Without any pictures, restate the lines from the one containing "Recreate this image as a Python" to the one containing "min_border_right=46, min_border_top=46, min_border_bottom=58)", word for word, ends included.

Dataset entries
###
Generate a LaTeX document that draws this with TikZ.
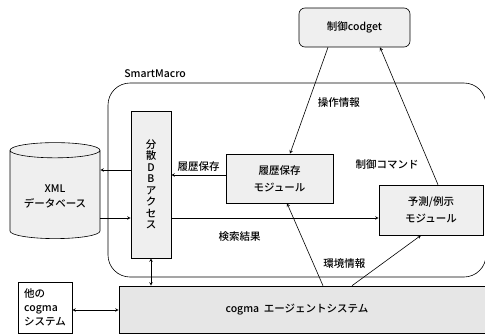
\documentclass[tikz,border=0pt]{standalone}
\usepackage{fontspec}
\setmainfont{Noto Sans CJK JP}[BoldFont={Noto Sans CJK JP Medium}]
\usetikzlibrary{shapes.geometric, arrows, positioning}
\definecolor{boxgray}{HTML}{EFEFEF}
\definecolor{agentgray}{HTML}{E6E6E6}
\tikzstyle{process} = [rectangle, draw=black, fill=boxgray, text centered, align=center]
\tikzstyle{module} = [process, font=\bfseries\fontsize{10.5}{17}\selectfont]
\tikzstyle{cyl} = [cylinder, shape border rotate=90, aspect=0.22, draw=black, fill=boxgray, minimum width=90pt, minimum height=96pt, align=center, font=\bfseries\fontsize{10.5}{15}\selectfont]
\tikzstyle{arrow} = [->,>=stealth]
\tikzstyle{darrow} = [<->,>=stealth]

\begin{document}
\begin{tikzpicture}[x=1pt, y=-1pt, line width=0.6pt, font=\bfseries\fontsize{10.5}{11.5}\selectfont]
    \useasboundingbox (0,0) rectangle (485,335);
    \node (smart) [rectangle, draw=black, rounded corners=22pt, minimum width=378pt, minimum height=194pt] at (297,180) {};
    \node (smartlbl) [anchor=south west] at ([xshift=13pt, yshift=1pt]smart.north west) {SmartMacro};
    \node (ctrl) [process, rounded corners=6pt, minimum width=111pt, minimum height=39pt] at (354.5,27.5) {制御codget};
    \node (dist) [process, minimum width=40pt, minimum height=147pt] at (151,184.5) {分\\散\\D\\B\\ア\\ク\\セ\\ス};
    \node (hist) [module, minimum width=107pt, minimum height=49pt] at (279.5,178.5) {履歴保存\\モジュール};
    \node (pred) [module, minimum width=104pt, minimum height=50pt] at (431,210) {予測/例示\\モジュール};
    \node (xmldb) [cyl] at (55,196) {XML\\データベース};
    \node (agent) [process, fill=agentgray, minimum width=370pt, minimum height=47pt] at (304,309.5) {cogma\ \ エージェントシステム\hspace{14pt}};
    \node (other) [process, fill=white, align=left, minimum width=54pt, minimum height=51pt, font=\bfseries\fontsize{10.5}{14}\selectfont] at (45,307.5) {他の\\cogma\\システム};
    \draw[arrow] ([xshift=-26.5pt]ctrl.south) -- ([xshift=10.5pt]hist.north) node[pos=0.52, right=6pt] {操作情報};
    \draw[arrow] ([xshift=7pt]pred.north) -- ([xshift=25.5pt]ctrl.south) node[pos=0.15, left=7pt] {制御コマンド};
    \draw[arrow] ([yshift=3.5pt]hist.west) -- ([yshift=3.5pt]hist.west -| dist.east) node[midway, above] {履歴保存};
    \draw[arrow] ([yshift=14.5pt]dist.west) -- ([yshift=14.5pt]dist.west -| xmldb.east);
    \draw[arrow] ([yshift=-33.5pt]dist.west -| xmldb.east) -- ([yshift=-33.5pt]dist.west);
    \draw[arrow] ([yshift=-33.5pt]dist.east) -- ([yshift=-33.5pt]dist.east -| pred.west) node[pos=0.33, below=10pt] {検索結果};
    \draw[darrow] (dist.south) -- (dist.south |- agent.north);
    \draw[arrow] ([xshift=19pt]agent.north) -- ([xshift=7.5pt]hist.south);
    \draw[arrow] ([xshift=48pt]agent.north) -- ([xshift=-10pt]pred.south) node[pos=0.45, left=14pt] {環境情報};
    \draw[darrow] ([yshift=-2.5pt]other.east) -- ([yshift=-2.5pt]other.east -| agent.west);
\end{tikzpicture}
\end{document}
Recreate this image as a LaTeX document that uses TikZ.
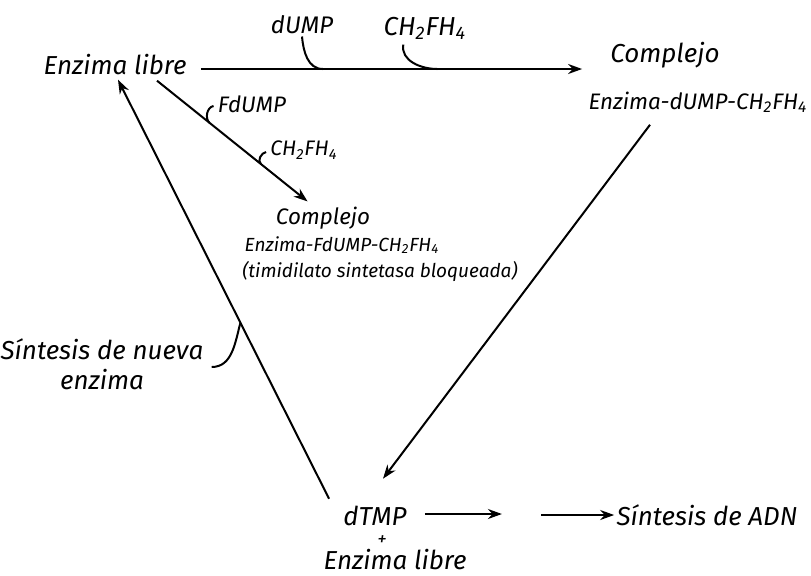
\documentclass[tikz,border=0pt]{standalone}
\usepackage{fontspec}
\setmainfont{Fira Sans}
\usetikzlibrary{arrows.meta,calc}

\tikzset{
  hand/.style={font=\itshape\fontsize{13}{15}\selectfont, inner sep=1pt},
  mid/.style={font=\itshape\fontsize{11.2}{13}\selectfont, inner sep=1pt},
  small/.style={font=\itshape\fontsize{9.5}{11}\selectfont, inner sep=1pt},
  flow/.style={line width=1pt, -{Stealth[length=7pt,width=5pt]}},
  hook/.style={line width=1pt},
}

\begin{document}
\begin{tikzpicture}[x=0.5pt, y=0.5pt]
\useasboundingbox (0,0) rectangle (811,-575);

\node[hand] (libre) at (115,-65) {Enzima libre};
\node[hand, font=\itshape\fontsize{12}{14}\selectfont] (dump) at (302,-25) {dUMP};
\node[hand] (ch2a) at (425,-28) {CH\textsubscript{2}FH\textsubscript{4}};
\node[hand] (cplxA) at (665,-55) {Complejo};
\node[mid] (edump) at (698,-102) {Enzima-dUMP-CH\textsubscript{2}FH\textsubscript{4}};
\node[mid] (fdump) at (252,-104) {FdUMP};
\node[small, font=\itshape\fontsize{10.5}{12}\selectfont] (ch2b) at (304,-150) {CH\textsubscript{2}FH\textsubscript{4}};
\node[mid] (cplxB) at (323,-218) {Complejo};
\node[small] (efd) at (342,-245) {Enzima-FdUMP-CH\textsubscript{2}FH\textsubscript{4}};
\node[small] (bloq) at (380,-271) {(timidilato sintetasa bloqueada)};
\node[hand, align=center] (nueva) at (102,-364) {Síntesis de nueva\\enzima};
\node[hand] (dtmp) at (375,-516) {dTMP};
\node[small, inner sep=0pt] (plus) at (382,-541) {+};
\node[hand] (libre2) at (395,-560) {Enzima libre};
\node[hand] (adn) at (707,-515) {Síntesis de ADN};

\draw[flow] ($(libre.east)+(12,-4)$) -- ($(edump.west |- libre.east)+(-4,-4)$)
  coordinate[pos=0.32] (j1) coordinate[pos=0.62] (j2);
\draw[hook] (dump.south) to[out=-85,in=180] (j1);
\draw[hook] ($(ch2a.south west)+(22,-3)$) to[out=-100,in=180] (j2);

\draw[flow] ($(libre.south)+(42,-3)$) -- ($(cplxB.north west)+(34,3)$)
  coordinate[pos=0.35] (j3) coordinate[pos=0.69] (j4);
\draw[hook] ($(fdump.west)+(-2,-2)$) to[out=190,in=140] (j3);
\draw[hook] ($(ch2b.west)+(-2,-2)$) to[out=190,in=140] (j4);

\draw[flow] ($(edump.south)+(-48,-10)$) -- ($(dtmp.north)+(8,25)$);

\draw[flow] ($(dtmp.north west)+(-12,5)$) -- ($(libre.south)+(3,-2)$)
  coordinate[pos=0.42] (j5);
\draw[hook] ($(nueva.east)+(6,-3)$) to[out=0,in=-105] (j5);

\draw[flow] ($(dtmp.east)+(16,2)$) -- ($(dtmp.east)+(93,2)$);
\draw[flow] ($(adn.west)+(-73,0)$) -- (adn.west);
\end{tikzpicture}
\end{document}
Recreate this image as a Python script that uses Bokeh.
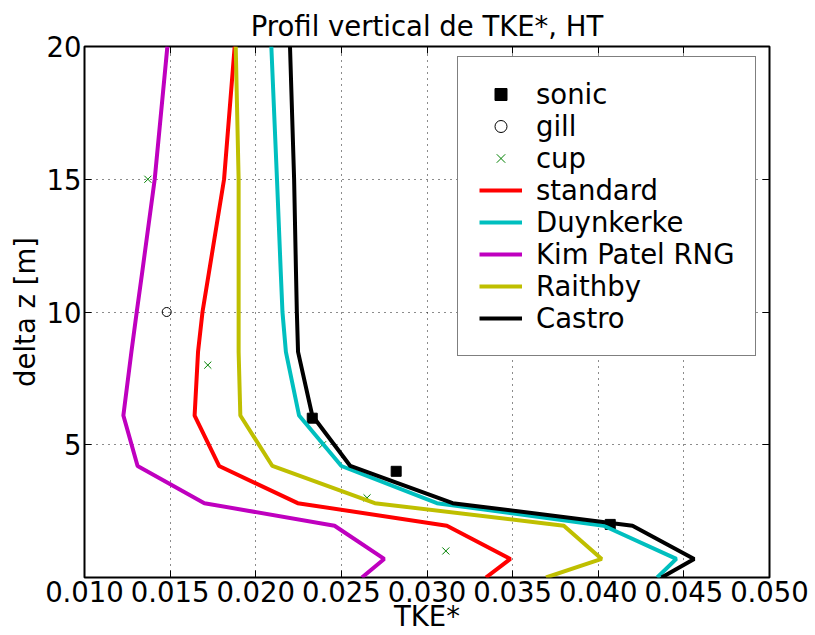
from bokeh.plotting import figure
from bokeh.models import (Legend, LegendItem, FixedTicker, NumeralTickFormatter,
                          LinearAxis, Range1d, CustomJSTickFormatter)
from bokeh.embed import file_html
from bokeh.resources import INLINE

# ---------------- data ----------------
z_levels = [0.0, 0.7, 1.95, 2.8, 4.2, 6.1, 8.5, 10.0, 11.5, 15.0, 20.0]
standard = [0.03344, 0.03487, 0.03116, 0.02245, 0.01786, 0.01643, 0.01663, 0.01689, 0.01727, 0.01815, 0.01877]
duynkerke = [0.04344, 0.04456, 0.04032, 0.03058, 0.02500, 0.02253, 0.02176, 0.02156, 0.02146, 0.02124, 0.02091]
kim_patel = [0.0262, 0.0275, 0.0246, 0.0170, 0.0131, 0.01227, 0.01274, 0.01305, 0.01337, 0.0141, 0.01484]
raithby = [0.03695, 0.0402, 0.03799, 0.02695, 0.02097, 0.0191, 0.0190, 0.0190, 0.0190, 0.0190, 0.01883]
castro = [0.0437, 0.0456, 0.0420, 0.0315, 0.02552, 0.0233, 0.02247, 0.0224, 0.02235, 0.02224, 0.0220]

sonic_tke = [0.0233, 0.0282, 0.0407]
sonic_z = [6.0, 4.0, 2.0]
gill_tke = [0.0148]
gill_z = [10.0]
cup_tke = [0.0137, 0.0172, 0.0239, 0.0265, 0.0311]
cup_z = [15.0, 8.0, 5.0, 3.0, 1.0]

x_ticks = [0.010, 0.015, 0.020, 0.025, 0.030, 0.035, 0.040, 0.045, 0.050]
y_ticks = [5, 10, 15, 20]

FONT = "DejaVu Sans"
FS = "27.5px"

p = figure(width=815, height=635, x_range=Range1d(0.010, 0.050), y_range=Range1d(0, 20),
           output_backend="svg", toolbar_location=None,
           min_border_left=84, min_border_right=46, min_border_top=46, min_border_bottom=58)

p.title.text = "Profil vertical de TKE*, HT"
p.title.align = "center"
p.title.text_font = FONT
p.title.text_font_size = FS
p.title.text_font_style = "normal"
p.title.text_color = "black"
p.title.standoff = 9

p.outline_line_color = "black"
p.outline_line_width = 2
p.background_fill_color = "white"
p.border_fill_color = "white"

for ax in (p.xaxis[0], p.yaxis[0]):
    ax.major_label_text_font = FONT
    ax.major_label_text_font_size = FS
    ax.major_label_text_color = "black"
    ax.major_tick_in = 7
    ax.major_tick_out = 0
    ax.minor_tick_line_color = None
    ax.axis_line_color = None
    ax.major_tick_line_color = "black"
    ax.major_tick_line_width = 1
    ax.axis_label_text_font = FONT
    ax.axis_label_text_font_size = FS
    ax.axis_label_text_font_style = "normal"
    ax.axis_label_text_color = "black"

p.xaxis.ticker = FixedTicker(ticks=x_ticks)
p.xaxis.formatter = NumeralTickFormatter(format="0.000")
p.xaxis.major_label_standoff = 3
p.xaxis.axis_label = "TKE*"
p.xaxis.axis_label_standoff = -5
p.yaxis.ticker = FixedTicker(ticks=y_ticks)
p.yaxis.major_label_standoff = 3
p.yaxis.axis_label = "delta z [m]"
p.yaxis.axis_label_standoff = 3

# mirrored ticks on top and right
blank = CustomJSTickFormatter(code="return ''")
top = LinearAxis(ticker=FixedTicker(ticks=x_ticks), formatter=blank, axis_line_color=None,
                 major_tick_in=7, major_tick_out=0, minor_tick_line_color=None,
                 major_label_standoff=0)
right = LinearAxis(ticker=FixedTicker(ticks=y_ticks), formatter=blank, axis_line_color=None,
                   major_tick_in=7, major_tick_out=0, minor_tick_line_color=None,
                   major_label_standoff=0)
p.add_layout(top, "above")
p.add_layout(right, "right")

for g, t in ((p.xgrid, x_ticks), (p.ygrid, y_ticks)):
    g.ticker = FixedTicker(ticks=t)
    g.grid_line_color = "black"
    g.grid_line_dash = "1 5"
    g.grid_line_width = 1
    g.grid_line_alpha = 0.9

# markers first (beneath lines)
r_sonic = p.scatter(sonic_tke, sonic_z, marker="square", size=10, color="black")
r_gill = p.scatter(gill_tke, gill_z, marker="circle", size=9, fill_color=None,
                   line_color="black", line_width=1)
r_cup = p.scatter(cup_tke, cup_z, marker="x", size=10, line_color="#008000", line_width=1)

LW = 4
r_std = p.line(standard, z_levels, line_color="#FF0000", line_width=LW)
r_duy = p.line(duynkerke, z_levels, line_color="#00BFBF", line_width=LW)
r_kim = p.line(kim_patel, z_levels, line_color="#BF00BF", line_width=LW)
r_rai = p.line(raithby, z_levels, line_color="#BFBF00", line_width=LW)
r_cas = p.line(castro, z_levels, line_color="black", line_width=LW)

legend = Legend(items=[
    LegendItem(label="sonic", renderers=[r_sonic]),
    LegendItem(label="gill", renderers=[r_gill]),
    LegendItem(label="cup", renderers=[r_cup]),
    LegendItem(label="standard", renderers=[r_std]),
    LegendItem(label="Duynkerke", renderers=[r_duy]),
    LegendItem(label="Kim Patel RNG", renderers=[r_kim]),
    LegendItem(label="Raithby", renderers=[r_rai]),
    LegendItem(label="Castro", renderers=[r_cas]),
], location=(373, 221))
legend.label_text_font = FONT
legend.label_text_font_size = FS
legend.label_text_color = "black"
legend.glyph_width = 43
legend.glyph_height = 30
legend.label_height = 30
legend.label_standoff = 14
legend.spacing = 0
legend.padding = 21
legend.margin = 0
legend.border_line_color = "black"
legend.border_line_width = 1.5
legend.background_fill_alpha = 1.0
p.add_layout(legend, "center")

open("out.html", "w").write(file_html(p, INLINE))
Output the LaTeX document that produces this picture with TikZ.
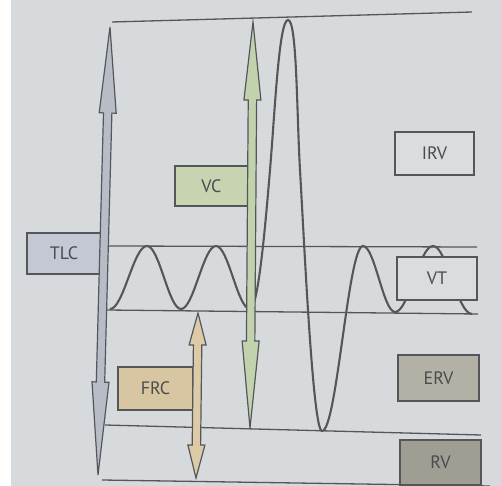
###
• _ANSWER FOR THE TASK_:
Recreate this image as a Python script that uses Bokeh.
from bokeh.plotting import figure
from bokeh.models import (Legend, LegendItem, FixedTicker, NumeralTickFormatter,
                          LinearAxis, Range1d, CustomJSTickFormatter)
from bokeh.embed import file_html
from bokeh.resources import INLINE

# ---------------- data ----------------
z_levels = [0.0, 0.7, 1.95, 2.8, 4.2, 6.1, 8.5, 10.0, 11.5, 15.0, 20.0]
standard = [0.03344, 0.03487, 0.03116, 0.02245, 0.01786, 0.01643, 0.01663, 0.01689, 0.01727, 0.01815, 0.01877]
duynkerke = [0.04344, 0.04456, 0.04032, 0.03058, 0.02500, 0.02253, 0.02176, 0.02156, 0.02146, 0.02124, 0.02091]
kim_patel = [0.0262, 0.0275, 0.0246, 0.0170, 0.0131, 0.01227, 0.01274, 0.01305, 0.01337, 0.0141, 0.01484]
raithby = [0.03695, 0.0402, 0.03799, 0.02695, 0.02097, 0.0191, 0.0190, 0.0190, 0.0190, 0.0190, 0.01883]
castro = [0.0437, 0.0456, 0.0420, 0.0315, 0.02552, 0.0233, 0.02247, 0.0224, 0.02235, 0.02224, 0.0220]

sonic_tke = [0.0233, 0.0282, 0.0407]
sonic_z = [6.0, 4.0, 2.0]
gill_tke = [0.0148]
gill_z = [10.0]
cup_tke = [0.0137, 0.0172, 0.0239, 0.0265, 0.0311]
cup_z = [15.0, 8.0, 5.0, 3.0, 1.0]

x_ticks = [0.010, 0.015, 0.020, 0.025, 0.030, 0.035, 0.040, 0.045, 0.050]
y_ticks = [5, 10, 15, 20]

FONT = "DejaVu Sans"
FS = "27.5px"

p = figure(width=815, height=635, x_range=Range1d(0.010, 0.050), y_range=Range1d(0, 20),
           output_backend="svg", toolbar_location=None,
           min_border_left=84, min_border_right=46, min_border_top=46, min_border_bottom=58)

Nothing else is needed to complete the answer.